In this project students will create a box of multiples* about the idea of becoming something else.
Designed by practicing artists, the Open Studio classroom activities aim to connect high school teachers and students with key ideas and issues in contemporary art. See all of the Open Studio activities.
|Ben Kinmont's fliers in Kassel, Germany, for Moveable type no Documenta during the exhibition Documenta 11, 2002. Courtesy Ben Kinmont.|
There are many ways in which things are in flux. Sometimes one is conscious of the change and it is purposeful. For example, a garden is planted, watered, and tended and after some weeks, vegetables can be harvested and eaten. At other times the change is more elusive, and if it involves oneself, one often doesn't even realize that the change has occurred until looking back at where one started to see what one has become.
The original On becoming something else project was a consideration of such a transformation in the lives of artists. Specifically, it was about how artists began in one field of practice and through the pursuit of that subject, found themselves in an occupation other than art.
For this Open Studio assignment I would like students to consider the different ways in which they are in a state of becoming. What were they like when they were younger? How have they changed while in school? What have they become and how could they represent that change in an object, text, or image?
|Participant in Moveable type no Documenta during the exhibition Documenta 11, 2002. Courtesy Ben Kinmont.|
Each student will be responsible for producing a work that represents their thoughts and experiences about becoming something else. It can be autobiographical, biographical, or about the idea in general. They will then reproduce this piece in a number equal to the number of people in the class. For example, if there are 25 students and one teacher in the class, each student will make 26 copies of their piece. Next, the students will make or acquire 26 matching boxes according to the consensus of the class. Shoe boxes or cardboard boxes can be used. Once the boxes are ready, each student will place one of their works as well as a certificate of authenticity into each of the boxes. The certificate will indicate the edition size and list each of the works contained in the box, followed by the student's name and signature. When the assignment is finished, one box will be given to each person in the class.

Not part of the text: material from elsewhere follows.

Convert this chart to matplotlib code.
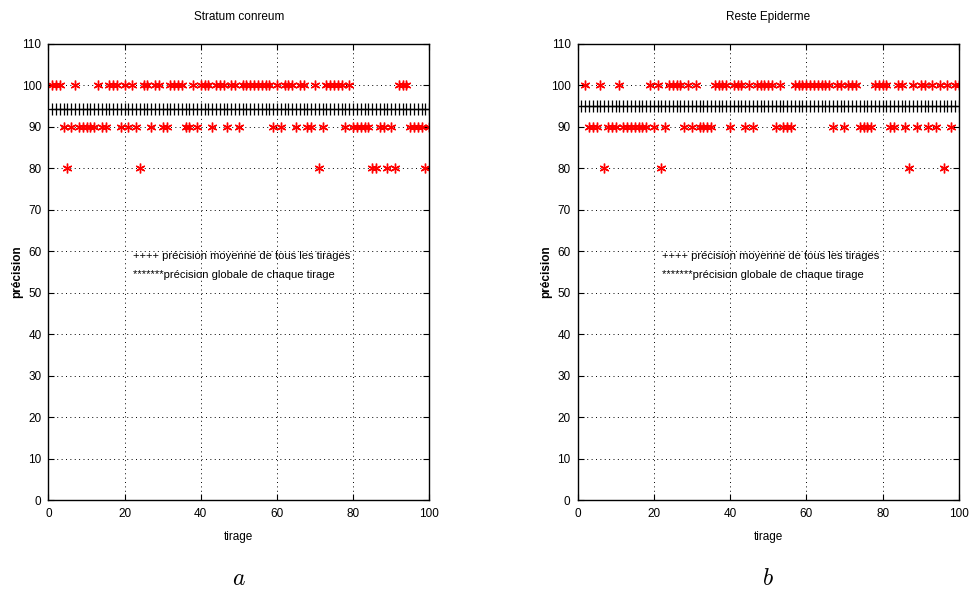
import numpy as np
import matplotlib.pyplot as plt

plt.rcParams['font.family'] = ['Liberation Sans', 'DejaVu Sans']
plt.rcParams['mathtext.fontset'] = 'cm'

titles = ['Stratum conreum', 'Reste Epiderme']
letters = ['$a$', '$b$']

# precision of each draw (tirage 1..100)
prec_a = [100, 100, 100, 90, 80, 90, 100, 90, 90, 90,
          90, 90, 100, 90, 90, 100, 100, 100, 90, 100,
          90, 100, 90, 80, 100, 100, 90, 100, 100, 90,
          90, 100, 100, 100, 100, 90, 90, 100, 90, 100,
          100, 100, 90, 100, 100, 100, 90, 100, 100, 90,
          100, 100, 100, 100, 100, 100, 100, 100, 90, 100,
          90, 100, 100, 100, 90, 100, 100, 90, 90, 100,
          80, 90, 100, 100, 100, 100, 100, 90, 100, 90,
          90, 90, 90, 90, 80, 80, 90, 90, 80, 90,
          80, 100, 100, 100, 90, 90, 90, 90, 80, 90]
tirage_a = list(range(1, 101))

# first draw not visible on the right plot
prec_b = [100, 90, 90, 90, 100, 80, 90, 90, 90,
          100, 90, 90, 90, 90, 90, 90, 90, 100, 90,
          100, 80, 90, 100, 100, 100, 100, 90, 100, 90,
          100, 90, 90, 90, 90, 100, 100, 100, 100, 90,
          100, 100, 100, 90, 100, 90, 100, 100, 100, 100,
          100, 90, 100, 90, 90, 90, 100, 100, 100, 100,
          100, 100, 100, 100, 100, 100, 90, 100, 100, 90,
          100, 100, 100, 90, 90, 90, 90, 100, 100, 100,
          100, 90, 90, 100, 100, 90, 80, 100, 90, 100,
          100, 90, 100, 90, 100, 80, 100, 90, 100, 100]
tirage_b = list(range(2, 101))

mean_x = list(range(1, 101))

fig = plt.figure(figsize=(9.69, 5.9), dpi=100)
positions = [[0.050, 0.1525, 0.393, 0.773], [0.596, 0.1525, 0.3935, 0.773]]
asterisk = (6, 2, 0)

for pos, title, letter, tx, py in zip(positions, titles, letters,
                                      [tirage_a, tirage_b], [prec_a, prec_b]):
    ax = fig.add_axes(pos)
    m = np.mean(py)
    ax.plot(mean_x, [m] * len(mean_x), linestyle='none', marker='+', color='k',
            markersize=8, markeredgewidth=0.9)
    ax.plot(tx, py, linestyle='none', marker=asterisk, color='red',
            markersize=7, markeredgewidth=1.0)
    ax.set_xlim(0, 100)
    ax.set_ylim(0, 110)
    ax.set_xticks(range(0, 101, 20))
    ax.set_yticks(range(0, 111, 10))
    ax.grid(True, linestyle=(0, (1, 3.5)), color='k', linewidth=0.7)
    ax.tick_params(direction='in', top=True, right=True, labelsize=8.5, length=4, width=0.8)
    ax.tick_params(axis='x', pad=6)
    ax.tick_params(axis='y', pad=5)
    for s in ax.spines.values():
        s.set_linewidth(1.0)
    ax.set_title(title, fontsize=8.5, pad=17)
    ax.set_xlabel('tirage', fontsize=8.5, labelpad=8)
    ax.set_ylabel('précision', fontsize=8.5, fontweight='bold', labelpad=-1)
    ax.text(22.2, 58.9, '++++ précision moyenne de tous les tirages', fontsize=8, va='center')
    ax.text(22.2, 54.3, '*******précision globale de chaque tirage', fontsize=8, va='center')
    ax.text(50, -19, letter, fontsize=17, ha='center', va='center', clip_on=False)

fig.savefig('out.png', dpi=100)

Born in 1963 in Burlington, Vermont
Currently lives in Sebastopol, California
Ben Kinmont is an artist, publisher, and antiquarian bookseller. Existing somewhere between Conceptual art and "social sculpture," Kinmont's work is based in real-time exchanges such as meals, conversations, and gestures. In 1996 he began his publishing project, Antinomian Press, which focuses on ephemera and archival material, often distributed for free. Kinmont also has an ongoing antiquarian bookselling business, begun in 1998, that specializes in books and manuscripts about domestic economy and food.